2nd Sunday after Epiphany
January 14, 2018
You can click on these links to read the texts in Oremus Bible Browser.
Despite our president’s alleged remarks giving us the perfect sermon illustration for Nathaniel’s stereotyping Jesus because of where he grew up, and how easy it is for us to make judgements about people we don’t really know, I want to talk about the Samuel story this morning. It is one of my favorites, and I think it has something important to say to us in the age in which we live.
There’s a back story to today’s reading. Maybe you remember about Hannah, his mother. She was the beloved second wife of Elkanah, who was barren. “The Lord had closed her womb” says the scripture. It was a mark of shame, and Hannah suffered at the taunts of the first wife who had multiple children. Hannah prayed so fervently in the temple for a son that Eli, the priest thought she was drunk. When he realized how deep was her longing, he sent her home with a blessing. “The Lord remembered Hannah,” says the story about the baby she conceived, the one she had promised to give back to God if God would grant her prayer. Hannah’s praise of God when she brought her son to Shiloh to leave him with Eli sounds remarkably like Mary’s song of praise. You can read it in the second chapter of 1 Samuel. Mary knew it well enough to use it as a way praise God and to offer the vision of a new world about to come about because of her son.
Eli’s sons had taken over as the priests at Shiloh, the place where the Ark of the Covenant was in the Tabernacle. They were corrupt and contemptible, and God had warned Eli that their disrespect of the sacrifices and the people who served at the temple would destroy them and end the tenure of Eli’s descendants as the priests. “The word of the Lord was rare in those days; visions were not widespread.”

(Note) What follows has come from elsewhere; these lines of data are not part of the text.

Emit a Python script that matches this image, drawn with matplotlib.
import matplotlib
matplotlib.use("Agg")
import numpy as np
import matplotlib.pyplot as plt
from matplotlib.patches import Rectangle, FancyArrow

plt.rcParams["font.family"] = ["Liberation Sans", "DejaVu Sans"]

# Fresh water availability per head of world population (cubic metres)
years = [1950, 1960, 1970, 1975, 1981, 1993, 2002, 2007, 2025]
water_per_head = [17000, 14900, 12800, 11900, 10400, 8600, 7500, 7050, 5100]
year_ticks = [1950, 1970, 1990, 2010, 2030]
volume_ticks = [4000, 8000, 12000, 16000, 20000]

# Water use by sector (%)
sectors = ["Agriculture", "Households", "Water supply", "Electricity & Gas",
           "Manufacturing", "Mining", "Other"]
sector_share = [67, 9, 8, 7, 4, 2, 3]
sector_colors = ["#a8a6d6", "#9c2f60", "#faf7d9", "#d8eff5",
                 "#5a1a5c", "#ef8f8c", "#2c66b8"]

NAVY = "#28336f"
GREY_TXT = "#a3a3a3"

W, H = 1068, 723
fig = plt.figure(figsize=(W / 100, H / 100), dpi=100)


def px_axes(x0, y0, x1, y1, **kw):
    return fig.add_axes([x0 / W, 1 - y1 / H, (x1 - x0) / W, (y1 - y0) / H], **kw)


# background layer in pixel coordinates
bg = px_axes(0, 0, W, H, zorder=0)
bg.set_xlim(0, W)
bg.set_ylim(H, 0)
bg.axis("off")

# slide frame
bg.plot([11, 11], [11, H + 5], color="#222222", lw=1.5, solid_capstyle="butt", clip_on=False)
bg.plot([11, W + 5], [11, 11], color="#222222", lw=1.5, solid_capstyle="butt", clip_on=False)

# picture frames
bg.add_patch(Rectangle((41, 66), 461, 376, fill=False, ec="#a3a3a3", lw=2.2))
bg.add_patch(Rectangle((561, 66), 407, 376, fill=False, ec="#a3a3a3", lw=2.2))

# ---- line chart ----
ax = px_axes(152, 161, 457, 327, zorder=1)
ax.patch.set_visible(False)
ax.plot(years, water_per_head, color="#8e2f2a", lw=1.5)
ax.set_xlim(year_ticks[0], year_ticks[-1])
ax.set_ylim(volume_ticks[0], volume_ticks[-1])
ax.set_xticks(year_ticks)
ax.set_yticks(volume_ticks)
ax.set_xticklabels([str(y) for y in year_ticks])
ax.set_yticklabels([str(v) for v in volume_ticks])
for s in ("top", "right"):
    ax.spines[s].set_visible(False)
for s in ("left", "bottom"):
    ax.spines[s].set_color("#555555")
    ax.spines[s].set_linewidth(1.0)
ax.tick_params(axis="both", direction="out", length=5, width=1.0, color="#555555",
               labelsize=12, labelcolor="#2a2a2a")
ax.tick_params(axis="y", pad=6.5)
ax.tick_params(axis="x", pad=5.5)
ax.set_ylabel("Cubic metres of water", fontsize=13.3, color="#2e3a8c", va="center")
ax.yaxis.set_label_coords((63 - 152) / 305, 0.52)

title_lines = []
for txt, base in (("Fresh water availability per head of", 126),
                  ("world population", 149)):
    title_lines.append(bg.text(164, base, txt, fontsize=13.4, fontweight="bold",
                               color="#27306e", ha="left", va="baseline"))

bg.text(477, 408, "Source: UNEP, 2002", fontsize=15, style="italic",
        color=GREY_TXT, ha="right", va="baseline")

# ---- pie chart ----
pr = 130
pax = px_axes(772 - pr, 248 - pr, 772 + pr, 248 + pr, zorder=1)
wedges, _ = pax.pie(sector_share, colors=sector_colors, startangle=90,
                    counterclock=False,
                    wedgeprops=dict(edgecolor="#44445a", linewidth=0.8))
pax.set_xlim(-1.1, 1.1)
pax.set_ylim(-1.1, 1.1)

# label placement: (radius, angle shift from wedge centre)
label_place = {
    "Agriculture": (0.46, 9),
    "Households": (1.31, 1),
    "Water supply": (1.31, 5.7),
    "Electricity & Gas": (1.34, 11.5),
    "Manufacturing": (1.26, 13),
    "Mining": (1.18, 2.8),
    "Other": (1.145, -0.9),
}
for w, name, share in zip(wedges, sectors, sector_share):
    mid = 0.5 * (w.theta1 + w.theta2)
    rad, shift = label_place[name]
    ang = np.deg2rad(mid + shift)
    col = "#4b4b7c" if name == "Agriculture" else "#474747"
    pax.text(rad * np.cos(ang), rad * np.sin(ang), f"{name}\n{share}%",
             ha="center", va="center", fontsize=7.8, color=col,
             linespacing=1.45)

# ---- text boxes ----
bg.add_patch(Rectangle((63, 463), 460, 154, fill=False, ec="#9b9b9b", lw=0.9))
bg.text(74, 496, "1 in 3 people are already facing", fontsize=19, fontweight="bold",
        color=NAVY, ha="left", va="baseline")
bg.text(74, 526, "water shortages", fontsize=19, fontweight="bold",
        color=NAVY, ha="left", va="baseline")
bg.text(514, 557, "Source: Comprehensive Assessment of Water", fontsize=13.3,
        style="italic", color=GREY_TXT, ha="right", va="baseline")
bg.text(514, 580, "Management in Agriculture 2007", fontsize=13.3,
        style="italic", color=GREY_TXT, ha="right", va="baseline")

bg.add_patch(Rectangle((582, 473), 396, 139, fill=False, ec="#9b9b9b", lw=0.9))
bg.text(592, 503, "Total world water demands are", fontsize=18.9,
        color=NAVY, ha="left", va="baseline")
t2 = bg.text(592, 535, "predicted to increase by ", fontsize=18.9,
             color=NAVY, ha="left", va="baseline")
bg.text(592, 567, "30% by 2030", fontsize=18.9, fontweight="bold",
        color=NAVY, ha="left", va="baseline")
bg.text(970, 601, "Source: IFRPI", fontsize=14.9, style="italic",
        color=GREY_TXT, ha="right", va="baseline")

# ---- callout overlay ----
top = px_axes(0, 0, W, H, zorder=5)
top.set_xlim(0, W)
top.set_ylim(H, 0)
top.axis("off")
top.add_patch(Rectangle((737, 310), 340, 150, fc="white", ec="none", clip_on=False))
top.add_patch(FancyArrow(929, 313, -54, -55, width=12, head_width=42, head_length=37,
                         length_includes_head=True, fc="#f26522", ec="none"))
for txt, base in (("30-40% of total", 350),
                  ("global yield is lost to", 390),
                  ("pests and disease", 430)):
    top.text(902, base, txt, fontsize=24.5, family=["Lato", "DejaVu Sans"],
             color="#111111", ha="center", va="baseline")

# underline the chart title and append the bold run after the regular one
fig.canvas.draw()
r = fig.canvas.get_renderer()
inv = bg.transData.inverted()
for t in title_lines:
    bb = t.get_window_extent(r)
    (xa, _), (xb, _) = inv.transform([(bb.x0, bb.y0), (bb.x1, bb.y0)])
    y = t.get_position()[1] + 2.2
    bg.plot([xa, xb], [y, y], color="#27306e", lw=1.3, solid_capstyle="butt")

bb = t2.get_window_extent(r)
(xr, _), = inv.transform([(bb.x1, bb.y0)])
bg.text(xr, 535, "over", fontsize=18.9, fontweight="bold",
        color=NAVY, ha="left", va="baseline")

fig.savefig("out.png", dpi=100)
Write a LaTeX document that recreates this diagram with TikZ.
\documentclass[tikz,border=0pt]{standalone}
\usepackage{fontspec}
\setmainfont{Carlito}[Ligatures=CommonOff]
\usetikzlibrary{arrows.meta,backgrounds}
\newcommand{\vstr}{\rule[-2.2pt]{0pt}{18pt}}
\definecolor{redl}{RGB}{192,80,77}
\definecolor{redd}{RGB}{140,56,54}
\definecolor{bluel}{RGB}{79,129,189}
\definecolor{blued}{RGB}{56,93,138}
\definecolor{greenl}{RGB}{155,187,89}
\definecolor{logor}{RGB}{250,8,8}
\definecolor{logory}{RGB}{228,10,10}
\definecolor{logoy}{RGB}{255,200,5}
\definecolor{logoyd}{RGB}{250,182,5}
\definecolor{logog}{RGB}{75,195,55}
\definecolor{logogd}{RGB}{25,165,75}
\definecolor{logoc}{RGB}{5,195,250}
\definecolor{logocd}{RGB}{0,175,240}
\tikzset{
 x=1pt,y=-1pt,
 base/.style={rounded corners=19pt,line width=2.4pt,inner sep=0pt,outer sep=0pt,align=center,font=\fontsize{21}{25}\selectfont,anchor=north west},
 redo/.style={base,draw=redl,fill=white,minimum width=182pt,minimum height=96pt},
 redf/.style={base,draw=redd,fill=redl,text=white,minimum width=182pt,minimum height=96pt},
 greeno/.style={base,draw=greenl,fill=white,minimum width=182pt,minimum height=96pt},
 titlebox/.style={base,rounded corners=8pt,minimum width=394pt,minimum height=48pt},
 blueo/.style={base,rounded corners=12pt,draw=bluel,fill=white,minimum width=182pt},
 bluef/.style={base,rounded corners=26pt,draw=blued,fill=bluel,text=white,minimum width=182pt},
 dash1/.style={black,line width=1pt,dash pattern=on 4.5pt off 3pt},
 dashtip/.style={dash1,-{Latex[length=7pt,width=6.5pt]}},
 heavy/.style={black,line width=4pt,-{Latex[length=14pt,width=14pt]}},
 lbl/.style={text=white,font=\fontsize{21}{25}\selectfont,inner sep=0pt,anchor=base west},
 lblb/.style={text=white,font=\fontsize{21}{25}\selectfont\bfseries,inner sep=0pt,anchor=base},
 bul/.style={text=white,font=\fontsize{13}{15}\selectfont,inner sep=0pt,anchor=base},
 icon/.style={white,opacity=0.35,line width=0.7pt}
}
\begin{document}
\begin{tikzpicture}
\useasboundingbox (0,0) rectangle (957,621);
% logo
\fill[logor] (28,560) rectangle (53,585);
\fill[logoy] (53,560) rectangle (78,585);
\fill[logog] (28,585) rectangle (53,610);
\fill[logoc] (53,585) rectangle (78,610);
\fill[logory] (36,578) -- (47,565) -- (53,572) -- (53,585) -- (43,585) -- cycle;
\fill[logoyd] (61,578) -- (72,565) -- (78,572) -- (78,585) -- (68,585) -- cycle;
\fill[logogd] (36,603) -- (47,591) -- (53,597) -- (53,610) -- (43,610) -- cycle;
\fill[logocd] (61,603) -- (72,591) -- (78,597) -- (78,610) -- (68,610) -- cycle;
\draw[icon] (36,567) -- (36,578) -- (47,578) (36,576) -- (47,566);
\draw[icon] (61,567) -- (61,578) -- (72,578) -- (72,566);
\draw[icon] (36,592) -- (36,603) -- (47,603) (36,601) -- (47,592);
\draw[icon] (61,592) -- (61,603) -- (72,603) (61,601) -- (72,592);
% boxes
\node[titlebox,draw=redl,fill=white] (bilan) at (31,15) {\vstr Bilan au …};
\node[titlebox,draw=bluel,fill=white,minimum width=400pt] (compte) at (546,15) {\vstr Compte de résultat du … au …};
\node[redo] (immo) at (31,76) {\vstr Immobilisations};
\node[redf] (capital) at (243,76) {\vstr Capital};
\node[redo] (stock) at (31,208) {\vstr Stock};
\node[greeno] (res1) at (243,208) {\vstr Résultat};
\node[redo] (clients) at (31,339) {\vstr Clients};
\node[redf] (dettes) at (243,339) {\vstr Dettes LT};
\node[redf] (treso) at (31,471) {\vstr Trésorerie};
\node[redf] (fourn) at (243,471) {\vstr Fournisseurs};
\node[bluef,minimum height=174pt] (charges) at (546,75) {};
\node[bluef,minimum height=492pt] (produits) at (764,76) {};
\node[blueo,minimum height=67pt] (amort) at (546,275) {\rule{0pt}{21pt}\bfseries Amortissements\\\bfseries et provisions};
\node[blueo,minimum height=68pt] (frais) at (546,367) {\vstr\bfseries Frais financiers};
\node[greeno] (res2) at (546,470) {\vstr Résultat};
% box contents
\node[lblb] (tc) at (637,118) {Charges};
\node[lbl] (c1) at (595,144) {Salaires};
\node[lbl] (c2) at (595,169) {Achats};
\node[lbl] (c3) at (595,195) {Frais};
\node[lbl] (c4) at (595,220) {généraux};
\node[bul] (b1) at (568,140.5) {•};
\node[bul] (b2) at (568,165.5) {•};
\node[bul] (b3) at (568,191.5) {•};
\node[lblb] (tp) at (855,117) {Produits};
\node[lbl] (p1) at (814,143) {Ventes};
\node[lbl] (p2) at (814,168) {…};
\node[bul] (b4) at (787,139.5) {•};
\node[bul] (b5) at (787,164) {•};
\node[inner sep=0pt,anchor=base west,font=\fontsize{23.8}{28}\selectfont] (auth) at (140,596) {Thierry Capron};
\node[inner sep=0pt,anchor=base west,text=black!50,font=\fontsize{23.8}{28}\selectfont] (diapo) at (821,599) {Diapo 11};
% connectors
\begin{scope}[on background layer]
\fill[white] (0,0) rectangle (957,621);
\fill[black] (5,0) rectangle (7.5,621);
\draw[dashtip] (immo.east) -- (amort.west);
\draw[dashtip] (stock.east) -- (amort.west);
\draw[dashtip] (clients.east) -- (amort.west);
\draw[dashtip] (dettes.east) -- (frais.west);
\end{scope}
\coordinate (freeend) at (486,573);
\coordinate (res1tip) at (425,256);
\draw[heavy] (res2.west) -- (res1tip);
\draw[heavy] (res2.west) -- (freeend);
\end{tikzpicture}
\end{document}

I think of our own times with competing versions of truth, competing factions, and divisions magnified by outrage and offense. Our trust in our institutions has been violated often enough that it’s hard to know where to turn or what to depend on.
Into this comes this child, maybe 4 or 5 years old. His mother has brought him to Eli to be trained for God’s service. He’s sleeping in the temple where the Ark of the LORD resides. “The lamp of God had not yet gone out.” A word in the dark: “Samuel! Samuel!” Of course, the boy thought it was Eli, nearly blind, calling for help. So he runs to see what is needed. But it was not Eli. As the boy nods off to sleep again: “Samuel! Samuel!” Again, it was not Eli. “Now Samuel did not yet know the LORD and the word of the LORD had not yet been revealed to him.” But Eli finally got it. There was a day when Eli had heard God’s call. When the word came again: “Samuel! Samuel!” Eli had instructed him to wait for God to call again, and then to answer, “Speak, Lord, your servant is listening.”
This story always gives me goosebumps. It is a beautiful and powerful “call story.” I believe that this is not just a story from the past although it is that. Samuel was a boy who was chosen even before his birth to speak a word from God that was trustworthy at a time when the word of God was rare. He will be key to the development of his people. Samuel was the prophet who anointed Saul to be king, and then anointed David, who would take Israel from a collection of tribes to a nation that possessed the territory it had been promised.
But I think of this also as a story about how God comes in the midst confusion and darkness and speaks, if we are ready to listen. When was the last time you heard a word from the Lord? Has the word of the Lord been introduced to you? Has your day or night included time to listen, to rest in God’s presence and wait for a word? Jesus said that we need to have the faith of a child to enter the kingdom of heaven. I think of Samuel as our model, willing to accept that God is speaking. I think of God ‘remembering’ Hannah’s deep longing for a son and her willingness to return her first-born to the Lord in gratitude.
These people in these stories don’t just come out of nowhere, selected at random for a word or mission. They come from communities of people formed by Scripture, by story, by prayer and worship. In the same way that we have been called and invited to be part of a community that is formed by God’s word and God’s way, so have they. These stories are meant to inspire us and to teach us about how God works to form even us into the People of God as God has formed the People of God in every age.
In our Gospel lesson, Jesus assures Nathaniel that he has already noticed his dedication to his tradition as he sat in prayer under the fig tree. He promises that he will see heaven open and angels confirming that Jesus is God’s son. Nathaniel listens, and follows. Samuel listens and follows. May that be our story, too.